Pero Fidel no ha sido únicamente el gobernante de una isla. Ha sido, en muchísimas ocasiones y a lo largo de su vida política, el interlocutor válido y a veces único, del Tercer mundo, tanto en las luchas independentistas de los países africanos cuanto en los temas relativos a la deuda externa latinoamericana, o la globalización o, incluso, del ALCA. Durante décadas, ha sido el gran No de los excluidos y marginados de la tierra.
Un líder y un ideólogo así no es de fácil reemplazo.

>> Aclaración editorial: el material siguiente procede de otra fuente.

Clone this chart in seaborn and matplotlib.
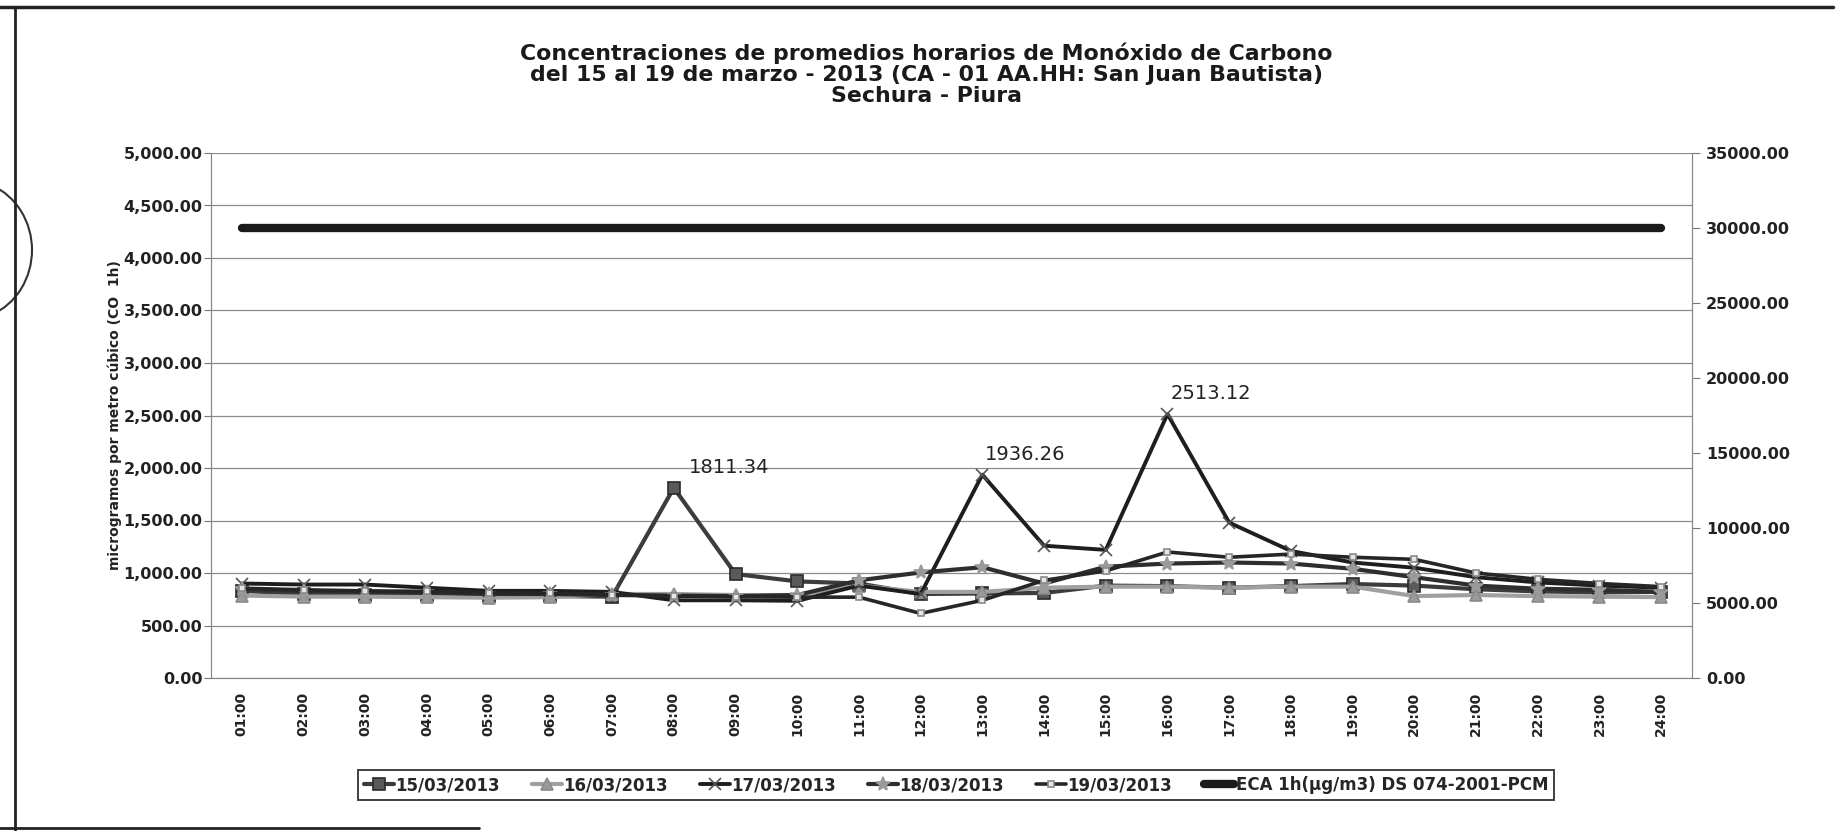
import matplotlib
matplotlib.use("Agg")
import matplotlib.pyplot as plt
from matplotlib.lines import Line2D
from matplotlib.patches import Arc
from matplotlib.ticker import FuncFormatter, MultipleLocator
import seaborn as sns
import numpy as np
import pandas as pd

hours = ["01:00", "02:00", "03:00", "04:00", "05:00", "06:00", "07:00", "08:00",
         "09:00", "10:00", "11:00", "12:00", "13:00", "14:00", "15:00", "16:00",
         "17:00", "18:00", "19:00", "20:00", "21:00", "22:00", "23:00", "24:00"]

d15 = [830, 800, 790, 790, 780, 780, 775, 1811.34, 990, 920, 900, 800,
       805, 810, 880, 875, 860, 875, 895, 880, 845, 825, 815, 820]
d16 = [785, 775, 775, 770, 765, 770, 800, 800, 790, 790, 880, 820,
       820, 860, 870, 870, 860, 870, 870, 780, 790, 780, 775, 770]
d17 = [900, 890, 890, 860, 830, 830, 820, 740, 740, 735, 880, 800,
       1936.26, 1260, 1220, 2513.12, 1480, 1210, 1100, 1050, 960, 910, 880, 860]
d18 = [850, 830, 820, 815, 800, 800, 790, 785, 780, 790, 930, 1005,
       1055, 900, 1060, 1090, 1100, 1090, 1040, 960, 880, 850, 840, 820]
d19 = [855, 840, 830, 825, 810, 805, 795, 780, 775, 770, 770, 615,
       740, 930, 1020, 1200, 1150, 1180, 1150, 1130, 1000, 940, 900, 870]
eca = [30000] * 24

series_names = ["15/03/2013", "16/03/2013", "17/03/2013", "18/03/2013", "19/03/2013"]
series_vals = [d15, d16, d17, d18, d19]
eca_name = "ECA 1h(µg/m3) DS 074-2001-PCM"
peak_labels = {"15/03/2013": [7], "17/03/2013": [12, 15]}

styles = {
    "15/03/2013": dict(color="#3c3c3c", marker="s", ms=8, mfc="#5a5a5a", mec="#2a2a2a", lw=3),
    "16/03/2013": dict(color="#a0a0a0", marker="^", ms=8, mfc="#9a9a9a", mec="#8a8a8a", lw=3),
    "17/03/2013": dict(color="#1e1e1e", marker="x", ms=8, mfc="#1e1e1e", mec="#555555", lw=2.8),
    "18/03/2013": dict(color="#2e2e2e", marker="*", ms=10, mfc="#9a9a9a", mec="#9a9a9a", lw=3),
    "19/03/2013": dict(color="#262626", marker="s", ms=5, mfc="#e6e6e6", mec="#8a8a8a", lw=2.6),
}

sns.set_style("white")
plt.rcParams["font.family"] = ["DejaVu Sans"]

fig = plt.figure(figsize=(18.42, 8.31), dpi=100)
ax = fig.add_axes([211 / 1842, 1 - 678 / 831, 1481 / 1842, 525 / 831])
ax2 = ax.twinx()

pos = np.arange(len(hours))
for name, vals in zip(series_names, series_vals):
    st = styles[name]
    df = pd.DataFrame({"x": pos, "y": vals})
    sns.lineplot(data=df, x="x", y="y", ax=ax, color=st["color"], lw=st["lw"],
                 marker=st["marker"], markersize=st["ms"], markerfacecolor=st["mfc"],
                 markeredgecolor=st["mec"], markeredgewidth=1.2, label=name, zorder=3)

sns.lineplot(x=pos, y=eca, ax=ax2, color="#1a1a1a", lw=6, label=eca_name)

# data labels on the peaks
for name, vals in zip(series_names, series_vals):
    for i in peak_labels.get(name, []):
        dx = 11 if name == "15/03/2013" else 2
        ax.annotate(f"{vals[i]:.2f}", (pos[i], vals[i]), xytext=(dx, 8),
                    textcoords="offset points", ha="left", va="bottom",
                    fontsize=14, color="#222222")

ax.set_xlim(-0.5, len(hours) - 0.5)
ax.set_ylim(0, 5000)
ax2.set_ylim(0, 35000)
ax.yaxis.set_major_locator(MultipleLocator(500))
ax2.yaxis.set_major_locator(MultipleLocator(5000))
ax.yaxis.set_major_formatter(FuncFormatter(lambda v, p: f"{v:,.2f}"))
ax2.yaxis.set_major_formatter(FuncFormatter(lambda v, p: f"{v:.2f}"))

ax.set_xticks(pos)
ax.set_xticklabels(hours, rotation=90, fontsize=10, fontweight="bold", color="#222222")
ax.set_xticks(np.arange(-0.5, len(hours)), minor=True)
ax.tick_params(axis="x", which="major", length=0, pad=10)
ax.tick_params(axis="x", which="minor", length=6, color="#777777", width=1)
ax.tick_params(axis="y", length=5, color="#777777", labelsize=11.5, pad=1, left=True)
ax2.tick_params(axis="y", length=6, color="#777777", labelsize=11.5, pad=4, right=True)
for lab in ax.get_yticklabels() + ax2.get_yticklabels():
    lab.set_fontweight("bold")
    lab.set_color("#222222")

ax.grid(axis="y", color="#8c8c8c", lw=0.9)
ax.set_axisbelow(True)
for a in (ax, ax2):
    a.spines["top"].set_visible(False)
    a.spines["left"].set_color("#888888")
    a.spines["right"].set_color("#888888")
    a.spines["bottom"].set_color("#888888")
    a.set_xlabel("")
ax.set_ylabel("microgramos por metro cúbico (CO  1h)", fontsize=10, fontweight="bold",
              color="#222222", labelpad=1)
ax2.set_ylabel("")

# legend below
h1, l1 = ax.get_legend_handles_labels()
h2, l2 = ax2.get_legend_handles_labels()
ax.get_legend().remove()
ax2.get_legend().remove()
leg = fig.legend(h1 + h2, l1 + l2, loc="center", bbox_to_anchor=(0.519, 0.055), ncol=6,
                 frameon=True, fancybox=False, edgecolor="#111111", handlelength=1.8,
                 handletextpad=0.1, columnspacing=1.9, borderpad=0.35,
                 prop={"weight": "bold", "size": 12})
leg.get_frame().set_linewidth(1.4)

fig.text(0.503, 0.911, "Concentraciones de promedios horarios de Monóxido de Carbono\n"
         "del 15 al 19 de marzo - 2013 (CA - 01 AA.HH: San Juan Bautista)\nSechura - Piura",
         ha="center", va="center", fontsize=15.8, fontweight="bold", linespacing=1.05,
         color="#1a1a1a")

# scanned page frame and stamp edge
fig.add_artist(Line2D([0.0, 0.995], [0.991, 0.991], color="#222222", lw=2.5))
fig.add_artist(Line2D([0.008, 0.008], [0.991, 0.0], color="#222222", lw=2))
fig.add_artist(Line2D([0.0, 0.26], [0.004, 0.004], color="#222222", lw=2))
fig.add_artist(Arc((-33 / 1842, 1 - 250 / 831), 130 / 1842, 140 / 831,
                   theta1=-80, theta2=80, transform=fig.transFigure, color="#333333", lw=1.5))

fig.savefig("out.png", dpi=100)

Pero el Comandante tiene un enemigo más despiadado de todos cuantos lo han atacado: el tiempo. El tiempo que devora vidas e imperios. Curiosamente, es el mismo que corroe, a una velocidad impresionante a Norteamérica y su fracaso neoliberal. Importantes teóricos y analistas que van desde Wallerstein y Chomsky hasta el magnate George Soros, advierten su crisis y decadencia; incluso el primero habla ya de una metástasis generalizada de muy difícil contención.